Mental Health Care
Cultivating the Next Generation of Mental Health Care, Post-Traumatic Growth & Suicide Prevention in a Trauma-Informed Care Culture
Structured Environment. Self-Directed Engagement
The national conversation around military and veteran mental health has grown more urgent, more visible, and more well-funded over the past decade. Yet suicide rates remain troubling. Provider shortages persist. Families continue to navigate fragmented systems in moments when clarity and stability matter most. The challenge is not effort. It is structure. GenVETS is advancing a terrain-based model designed to address fragmentation at its root — by changing the environment in which support is accessed, experienced, and sustained. This is not an additional program layered onto the existing landscape. It is a reconfiguration of the landscape itself.
The Structural Problem
Across the country, thousands of organizations offer valuable services to military members, veterans, and families. Yet those services are often:
- Geographically dispersed
- Programmatically siloed
- Sequentially prescribed
- Evaluation-driven before stabilization
- Difficult to navigate during crisis or exhaustion
The GenVETS Hypothesis
Healing is not linear. Growth cannot be prescribed. Regulation precedes processing. Environment shapes physiology. In an era where neuroscience has deepened our understanding of autonomic regulation, we believe that supporting parasympathetic nervous system activation — through movement, nature, connection, and creative engagement — must be foundational to any non-medicinal mental health and post-traumatic growth environment. Not as a replacement for clinical care, but as a physiological starting point. This is not alternative thinking. It is physiologic thinking. Choice restores agency. Access reduces friction. Stability enables forward movement.
The Terrain-Based Model
GenVETS is developing a large-scale, land-based environment in Maryland designed to make multiple non-medicinal modalities accessible in one coordinated space. This is not an integrated care program. It is not a residential treatment facility. It does not replace clinical services. It does not prescribe a single path. It is a place.
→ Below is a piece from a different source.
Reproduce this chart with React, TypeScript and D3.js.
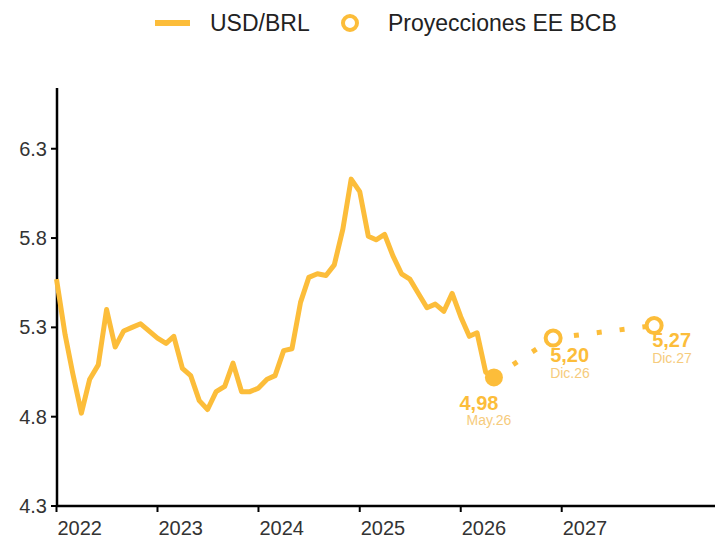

A place where individuals and families can engage, disengage, pivot, and explore at their own pace — in their own time — in their own space. Modalities may include:
- Equine interaction
- Agriculture and gardening
- Fly-fishing and outdoor immersion
- Narrative medicine and storytelling
- Art, music, and movement
- Yoga and breathwork
- Beekeeping and land stewardship
- Veteran-led peer environments None of these modalities is new. The difference? Proximity, availability, and freedom of movement between them. If one path does not resonate, another is available — without referral, waitlist, or system navigation.
Stabilization First
The model prioritizes stabilization before trauma processing. By creating an environment that supports regulation — physical, relational, and environmental — the terrain itself becomes part of the intervention. Exposure to multiple options allows individuals to identify what resonates, rather than being assigned a track. The goal is not performance. The goal is safety.
Families Are Central
Mental health and suicide prevention are not service-member or veteran-only challenges. Spouses, caregivers, parents, and children share the same nervous-system climate. Yet many models embed families as secondary participants. This environment is open to families by design — not as an afterthought. Peace, stability, and growth do not happen in isolation. They happen in relationship.
Why Maryland
Maryland presents a unique convergence of land opportunity, leadership alignment, and cross-sector collaboration. The Maryland pilot is being designed as a proof-of-concept site—not as a standalone destination, but as a scalable framework. The intention is to develop a replicable blueprint that communities across the country can adapt to their own land, leadership, and needs. This is not a franchise model. It is a structural template.
A National Blueprint
GenVETS is working with clinicians, researchers, nonprofit leaders, and community partners to refine a terrain-based framework that:
- Reduces duplication
- Encourages collaboration
- Honors individual pacing
- Lowers barriers to entry
- Supports non-medicinal stabilization
- Coexists with clinical care
Stewardship & Sustainability
The model emphasizes responsible land use, low-impact infrastructure, and sustainable design. Environmental stewardship and human resilience are interconnected. Caring for the land supports the long-term durability of the environment created for those who gather there.
This Is Not Expansion. It Is Correction.
This work does not critique the dedication of existing providers. It acknowledges the complexity of the current landscape. When outcomes remain stagnant, structure deserves examination. GenVETS is advancing a terrain-based response designed to cultivate peace, stability, and post-traumatic growth by changing the conditions in which support is experienced. The time is now. The place is here. The work is underway.